In the article What's Wrong with canned courses? Just one thing, Lisa Lane tells us that what's wrong with using and depending on too many or all of a publisher's prepared content for our courses is that we are modeling the wrong thing. We are modeling a lack of creativity, an absence of critical thinking and a lack of respect for our own profession.

I'd say the problem goes even further: we just aren't doing our job when we adopt these materials without "disassembling, reinventing, repurposing or recreating" them.

When we allow ourselves to be so removed from the actual function of our jobs, what is the point to us at all?

Pearson (Education) is being granted the right to offer degrees in England, and now they are clearly playing a game of openwashing with their new OpenClass LMS. These publishing companies realize that the paper-based textbook market is on its deathbed. It will be all e-book, digital and interactive. Their days of "pushing" paper are numbered.


Knowledge is out there, available and free.
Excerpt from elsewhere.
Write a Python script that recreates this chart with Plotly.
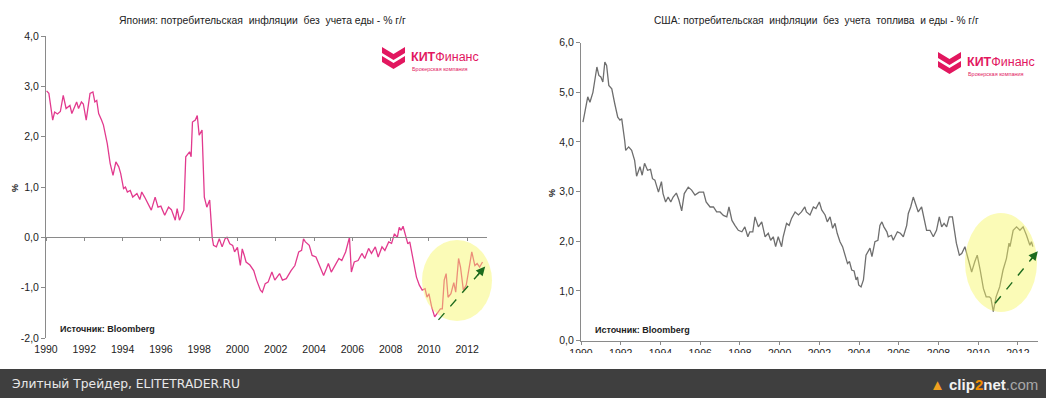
import plotly.graph_objects as go

# ---------------- data ----------------
jp_years = [1990.03, 1990.15, 1990.35, 1990.45, 1990.6, 1990.75, 1990.9, 1991.05, 1991.25, 1991.35,
            1991.6, 1991.7, 1991.85, 1991.95, 1992.1, 1992.3, 1992.45, 1992.55, 1992.65, 1992.75,
            1992.9, 1993.0, 1993.2, 1993.3, 1993.35, 1993.5, 1993.65, 1993.8, 1993.9, 1994.05,
            1994.15, 1994.25, 1994.4, 1994.53, 1994.75, 1994.9, 1995.0, 1995.15, 1995.35, 1995.5,
            1995.7, 1995.85, 1996.0, 1996.2, 1996.4, 1996.55, 1996.75, 1996.85, 1996.97, 1997.2,
            1997.3, 1997.5, 1997.58, 1997.65, 1997.8, 1997.9, 1998.0, 1998.15, 1998.27, 1998.4,
            1998.55, 1998.68, 1998.75, 1998.9, 1999.05, 1999.2, 1999.35, 1999.45, 1999.6, 1999.75,
            1999.85, 2000.0, 2000.15, 2000.25, 2000.35, 2000.45, 2000.65, 2000.85, 2001.0, 2001.2,
            2001.3, 2001.45, 2001.6, 2001.8, 2001.95, 2002.2, 2002.35, 2002.55, 2002.8, 2003.0,
            2003.2, 2003.35, 2003.45, 2003.55, 2003.75, 2003.9, 2004.1, 2004.3, 2004.5, 2004.65,
            2004.75, 2004.9, 2005.05, 2005.3, 2005.45, 2005.65, 2005.85, 2005.95, 2006.1, 2006.3,
            2006.5, 2006.65, 2006.85, 2007.0, 2007.2, 2007.35, 2007.55, 2007.7, 2007.9, 2008.05,
            2008.2, 2008.35, 2008.45, 2008.55, 2008.65, 2008.8, 2008.9, 2009.0, 2009.15, 2009.35,
            2009.5, 2009.65, 2009.8, 2009.9, 2010.0, 2010.15, 2010.3, 2010.45, 2010.6, 2010.7,
            2010.8, 2010.9, 2011.0, 2011.15, 2011.3, 2011.4, 2011.55, 2011.65, 2011.8, 2011.95,
            2012.1, 2012.24, 2012.4, 2012.52, 2012.65, 2012.8]
jp_values = [2.91, 2.86, 2.33, 2.49, 2.45, 2.50, 2.82, 2.56, 2.62, 2.46,
             2.69, 2.56, 2.69, 2.65, 2.33, 2.86, 2.89, 2.69, 2.72, 2.46,
             2.33, 2.23, 1.86, 1.53, 1.47, 1.23, 1.50, 1.40, 1.27, 0.97,
             1.00, 0.90, 0.93, 0.80, 0.87, 0.75, 0.90, 0.80, 0.64, 0.54,
             0.80, 0.60, 0.62, 0.44, 0.60, 0.55, 0.34, 0.57, 0.34, 0.54,
             1.60, 1.70, 1.60, 2.29, 2.33, 2.42, 2.03, 2.13, 0.80, 0.60,
             0.74, 0.00, -0.16, -0.19, -0.03, -0.19, -0.03, 0.00, -0.13, -0.16,
             -0.29, -0.20, -0.56, -0.23, -0.35, -0.49, -0.55, -0.66, -0.85, -1.05,
             -1.09, -0.92, -0.89, -0.69, -0.85, -0.72, -0.85, -0.82, -0.66, -0.56,
             -0.29, -0.26, -0.03, -0.09, -0.16, -0.36, -0.39, -0.59, -0.76, -0.62,
             -0.52, -0.69, -0.59, -0.42, -0.46, -0.29, 0.00, -0.69, -0.49, -0.46,
             -0.32, -0.42, -0.22, -0.32, -0.19, -0.39, -0.19, -0.26, -0.09, -0.12,
             0.07, 0.00, 0.20, 0.14, 0.22, 0.00, -0.13, -0.09, -0.39, -0.79,
             -0.95, -1.05, -1.02, -1.19, -1.12, -1.39, -1.58, -1.50, -1.42, -1.42,
             -0.85, -0.72, -1.19, -1.12, -0.90, -1.09, -0.42, -0.59, -1.05, -0.95,
             -0.59, -0.29, -0.56, -0.52, -0.59, -0.49]

us_years = [1990.1, 1990.2, 1990.34, 1990.45, 1990.6, 1990.8, 1990.9, 1991.0, 1991.1, 1991.2,
            1991.29, 1991.4, 1991.55, 1991.7, 1991.85, 1991.96, 1992.05, 1992.2, 1992.25, 1992.4,
            1992.55, 1992.7, 1992.8, 1992.97, 1993.08, 1993.2, 1993.35, 1993.5, 1993.6, 1993.72,
            1993.9, 1994.05, 1994.13, 1994.26, 1994.39, 1994.52, 1994.64, 1994.8, 1994.93, 1995.07,
            1995.2, 1995.4, 1995.57, 1995.74, 1995.95, 1996.17, 1996.3, 1996.5, 1996.67, 1996.83,
            1997.0, 1997.17, 1997.34, 1997.45, 1997.6, 1997.75, 1997.92, 1998.1, 1998.25, 1998.4,
            1998.5, 1998.65, 1998.76, 1998.93, 1999.1, 1999.27, 1999.43, 1999.55, 1999.68, 1999.8,
            1999.93, 2000.1, 2000.18, 2000.35, 2000.48, 2000.6, 2000.78, 2000.95, 2001.1, 2001.27,
            2001.35, 2001.53, 2001.7, 2001.83, 2002.0, 2002.12, 2002.29, 2002.4, 2002.54, 2002.67,
            2002.79, 2002.9, 2003.04, 2003.17, 2003.3, 2003.42, 2003.52, 2003.63, 2003.75, 2003.85,
            2003.92, 2003.98, 2004.1, 2004.22, 2004.35, 2004.48, 2004.55, 2004.65, 2004.8, 2004.95,
            2005.05, 2005.15, 2005.25, 2005.4, 2005.47, 2005.63, 2005.72, 2005.93, 2006.08, 2006.23,
            2006.4, 2006.48, 2006.6, 2006.73, 2006.86, 2006.98, 2007.15, 2007.27, 2007.4, 2007.57,
            2007.74, 2007.9, 2008.04, 2008.16, 2008.28, 2008.41, 2008.54, 2008.7, 2008.82, 2008.9,
            2009.05, 2009.17, 2009.33, 2009.5, 2009.67, 2009.83, 2009.95, 2010.1, 2010.26, 2010.4,
            2010.56, 2010.64, 2010.76, 2010.9, 2011.08, 2011.25, 2011.42, 2011.55, 2011.6, 2011.76,
            2011.93, 2012.1, 2012.26, 2012.43, 2012.6, 2012.68, 2012.75]
us_values = [4.40, 4.60, 4.91, 4.80, 5.00, 5.51, 5.34, 5.31, 5.21, 5.61,
             5.54, 5.14, 5.07, 4.77, 4.50, 4.44, 4.47, 4.03, 3.83, 3.90,
             3.83, 3.63, 3.31, 3.50, 3.33, 3.57, 3.43, 3.45, 3.26, 3.23,
             2.99, 3.20, 2.96, 2.79, 2.89, 2.79, 2.89, 2.97, 2.83, 2.61,
             2.96, 3.09, 3.03, 2.93, 2.99, 2.99, 2.79, 2.69, 2.69, 2.59,
             2.59, 2.52, 2.49, 2.69, 2.42, 2.32, 2.22, 2.19, 2.29, 2.09,
             2.19, 2.19, 2.49, 2.29, 2.39, 2.09, 2.16, 2.02, 2.09, 1.89,
             2.09, 1.89, 2.09, 2.36, 2.32, 2.46, 2.59, 2.53, 2.59, 2.69,
             2.59, 2.53, 2.69, 2.66, 2.79, 2.63, 2.53, 2.39, 2.49, 2.26,
             2.36, 2.16, 1.99, 1.89, 1.72, 1.55, 1.59, 1.42, 1.40, 1.22,
             1.28, 1.12, 1.08, 1.22, 1.72, 1.82, 1.86, 1.69, 1.99, 2.02,
             2.32, 2.39, 2.29, 2.19, 2.09, 2.12, 2.02, 2.19, 2.16, 2.09,
             2.32, 2.56, 2.69, 2.89, 2.73, 2.59, 2.69, 2.46, 2.22, 2.22,
             2.09, 2.22, 2.49, 2.29, 2.36, 2.29, 2.49, 2.49, 2.22, 1.96,
             1.72, 1.75, 1.89, 1.65, 1.38, 1.59, 1.72, 1.42, 1.05, 0.88,
             0.88, 0.85, 0.58, 0.88, 1.08, 1.42, 1.65, 1.96, 1.89, 2.22,
             2.29, 2.22, 2.29, 2.12, 1.92, 1.99, 1.89]

year_ticks = [1990, 1992, 1994, 1996, 1998, 2000, 2002, 2004, 2006, 2008, 2010, 2012]
year_labels = [str(y) for y in year_ticks]
jp_yticks = [-2, -1, 0, 1, 2, 3, 4]
jp_ylabels = ["-2,0", "-1,0", "0,0", "1,0", "2,0", "3,0", "4,0"]
us_yticks = [0, 1, 2, 3, 4, 5, 6]
us_ylabels = ["0,0", "1,0", "2,0", "3,0", "4,0", "5,0", "6,0"]

jp_title = "Япония: потребительская  инфляции  без  учета еды - % г/г"
us_title = "США: потребительская  инфляции  без  учета  топлива  и еды - % г/г"
source_text = "<b>Источник: Bloomberg</b>"

# trend arrows (start year, start value, end year, end value)
jp_arrow = [2010.5, -1.64, 2012.94, -0.58]
us_arrow = [2010.85, 0.75, 2013.0, 1.80]

# ---------------- layout helpers ----------------
W, H = 1046, 398
def px(x): return x / W
def py(y): return 1 - y / H

JP_X = [1990, 2013.05]; JP_Y = [-2, 4]
US_X = [1990, 2013.01]; US_Y = [0, 6]
jp_dx = [px(46), px(487.3)]; jp_dy = [py(338), py(36)]
us_dx = [px(581), px(1038)]; us_dy = [py(340.5), py(42.7)]

PINK = "#E23A8E"
GRAY_LINE = "#6E6E6E"
AXIS = "#8A8A8A"
TXT = "#222222"
FONT = "Liberation Sans"

fig = go.Figure()
fig.add_trace(go.Scatter(x=jp_years, y=jp_values, mode="lines", xaxis="x", yaxis="y",
                         line=dict(color=PINK, width=1.3), showlegend=False, hoverinfo="skip"))
fig.add_trace(go.Scatter(x=[1990], y=[0], mode="lines", xaxis="x2", yaxis="y",
                         line=dict(color="rgba(0,0,0,0)"), showlegend=False, hoverinfo="skip"))
fig.add_trace(go.Scatter(x=us_years, y=us_values, mode="lines", xaxis="x3", yaxis="y3",
                         line=dict(color=GRAY_LINE, width=1.3), showlegend=False, hoverinfo="skip"))

tickfont = dict(family=FONT, size=10.5, color=TXT)
yax = dict(showline=True, linecolor=AXIS, linewidth=1, ticks="outside", ticklen=4, tickcolor=AXIS,
           showgrid=False, zeroline=False, tickfont=tickfont, fixedrange=True, automargin=False)

zero_pos = jp_dy[0] + (jp_dy[1] - jp_dy[0]) * (0 - JP_Y[0]) / (JP_Y[1] - JP_Y[0])

fig.update_layout(
    width=W, height=H, margin=dict(l=0, r=0, t=0, b=0, pad=0, autoexpand=False),
    paper_bgcolor="white", plot_bgcolor="white",
    xaxis=dict(domain=jp_dx, range=JP_X, anchor="y", tickvals=year_ticks, ticktext=year_labels,
               showline=False, ticks="", showgrid=False, zeroline=False, tickfont=tickfont,
               ticklabelstandoff=3, automargin=False),
    xaxis2=dict(overlaying="x", matches="x", anchor="free", position=zero_pos, range=JP_X,
                tickvals=year_ticks, showticklabels=False, showline=True, linecolor=AXIS,
                ticks="outside", ticklen=3, tickcolor=AXIS, showgrid=False, zeroline=False,
                automargin=False),
    yaxis=dict(domain=jp_dy, range=JP_Y, anchor="x", tickvals=jp_yticks, ticktext=jp_ylabels, **yax),
    xaxis3=dict(domain=us_dx, range=US_X, anchor="y3", tickvals=year_ticks, ticktext=year_labels,
                showline=True, linecolor=AXIS, ticks="outside", ticklen=3, tickcolor=AXIS,
                showgrid=False, zeroline=False, tickfont=tickfont, automargin=False),
    yaxis3=dict(domain=us_dy, range=US_Y, anchor="x3", tickvals=us_yticks, ticktext=us_ylabels, **yax),
)

shapes = []
ann = []

def note(x, y, text, size, color=TXT, family=FONT, xanchor="center", angle=0):
    ann.append(dict(xref="paper", yref="paper", x=px(x), y=py(y), xanchor=xanchor, yanchor="middle",
                    showarrow=False, text=text, textangle=angle,
                    font=dict(family=family, size=size, color=color)))

# highlight ellipses (paper coords from pixel bounds)
shapes.append(dict(type="circle", xref="paper", yref="paper", layer="above",
                   x0=px(422), x1=px(492), y0=py(321), y1=py(240),
                   fillcolor="rgba(246,246,95,0.45)", line=dict(width=0)))
shapes.append(dict(type="circle", xref="paper", yref="paper", layer="above",
                   x0=px(965), x1=px(1037), y0=py(312), y1=py(213),
                   fillcolor="rgba(246,246,95,0.45)", line=dict(width=0)))

GREEN = "#1E6B1E"
for arr, xr, yr in [(jp_arrow, "x", "y"), (us_arrow, "x3", "y3")]:
    shapes.append(dict(type="line", xref=xr, yref=yr, x0=arr[0], y0=arr[1], x1=arr[2], y1=arr[3],
                       layer="above", line=dict(color=GREEN, width=1.4, dash="dash")))
    ann.append(dict(xref=xr, yref=yr, x=arr[2], y=arr[3], axref=xr, ayref=yr,
                    ax=arr[2] - (arr[2] - arr[0]) * 0.2, ay=arr[3] - (arr[3] - arr[1]) * 0.2,
                    text="", showarrow=True, arrowhead=2, arrowsize=1.4, arrowwidth=1.3,
                    arrowcolor=GREEN, standoff=0, startstandoff=0))

# logos
LOGO = "#E2175F"
def chevron(x0, y0):
    paths = []
    for dy in (0, 9):
        pts = [(x0, y0 + dy), (x0 + 11.5, y0 + 7 + dy), (x0 + 23, y0 + dy), (x0 + 23, y0 + 6 + dy),
               (x0 + 11.5, y0 + 13 + dy), (x0, y0 + 6 + dy)]
        d = "M " + " L ".join(f"{px(a):.5f},{py(b):.5f}" for a, b in pts) + " Z"
        paths.append(dict(type="path", xref="paper", yref="paper", path=d, fillcolor=LOGO,
                          line=dict(width=0), layer="above"))
    return paths

for (lx, ly) in [(382, 47), (938, 52)]:
    shapes += chevron(lx, ly)
    note(lx + 27, ly + 10, "<b>КИТ</b>Финанс", 12.5, LOGO, xanchor="left")
    note(lx + 28, ly + 22, "Брокерская компания", 5.5, LOGO, xanchor="left")

# titles
note(262, 21, jp_title, 10.4)
note(816, 21, us_title, 10.2)
# % labels
note(15, 188, "<b>%</b>", 9, angle=-90)
note(552, 193, "<b>%</b>", 9, angle=-90)
# source
note(58, 329, source_text, 9, xanchor="left")
note(593, 330, source_text, 9, xanchor="left")

# crop strip + footer bar
shapes.append(dict(type="rect", xref="paper", yref="paper", x0=0, x1=1, y0=py(369), y1=py(353),
                   fillcolor="white", line=dict(width=0), layer="above"))
shapes.append(dict(type="rect", xref="paper", yref="paper", x0=0, x1=1, y0=0, y1=py(369),
                   fillcolor="#3F3F3F", line=dict(width=0), layer="above"))
note(10, 384, "Элитный Трейдер, ELITETRADER.RU", 12.3, "#E8E8E8", family="DejaVu Sans", xanchor="left")
note(1040, 384,
     "<span style='color:#F0A020'>▲</span> <b>clip<span style='color:#F08C00'>2</span>net</b><span style='color:#A8A8A8'>.com</span>",
     15, "#F2F2F2", xanchor="right")

fig.update_layout(shapes=shapes, annotations=ann)
fig.write_html("out.html", config={"displayModeBar": False},
               post_script="document.body.style.margin='0px';")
To survive, the publishers and large LMS providers have to change their business model. Part of that change seems to be to position themselves as "open." I'd say they are about as open as BP is green with their BP logo all green and sunny. The other change to survive seems to be one where they encroach on what we as educators do. When we adopt their materials in a big big way, we turn ourselves into clerical workers who simply put up grades and shuffle virtual paper. Gosh, I hope the future of teaching is not as an assembly worker.

I'm not saying that using some of the publishers materials is all bad as long as there is a healthy dose of us in the mix, us as the curators, remixers and creators.

I think it is time to reread our job description. I don't know about yours, but in mine curriculum development is way up there.

When we give that task to Pearson or McGraw-Hill or Blackboard or someone else, are we doing our jobs? Will we have a job in the future?

Will we need colleges and universities?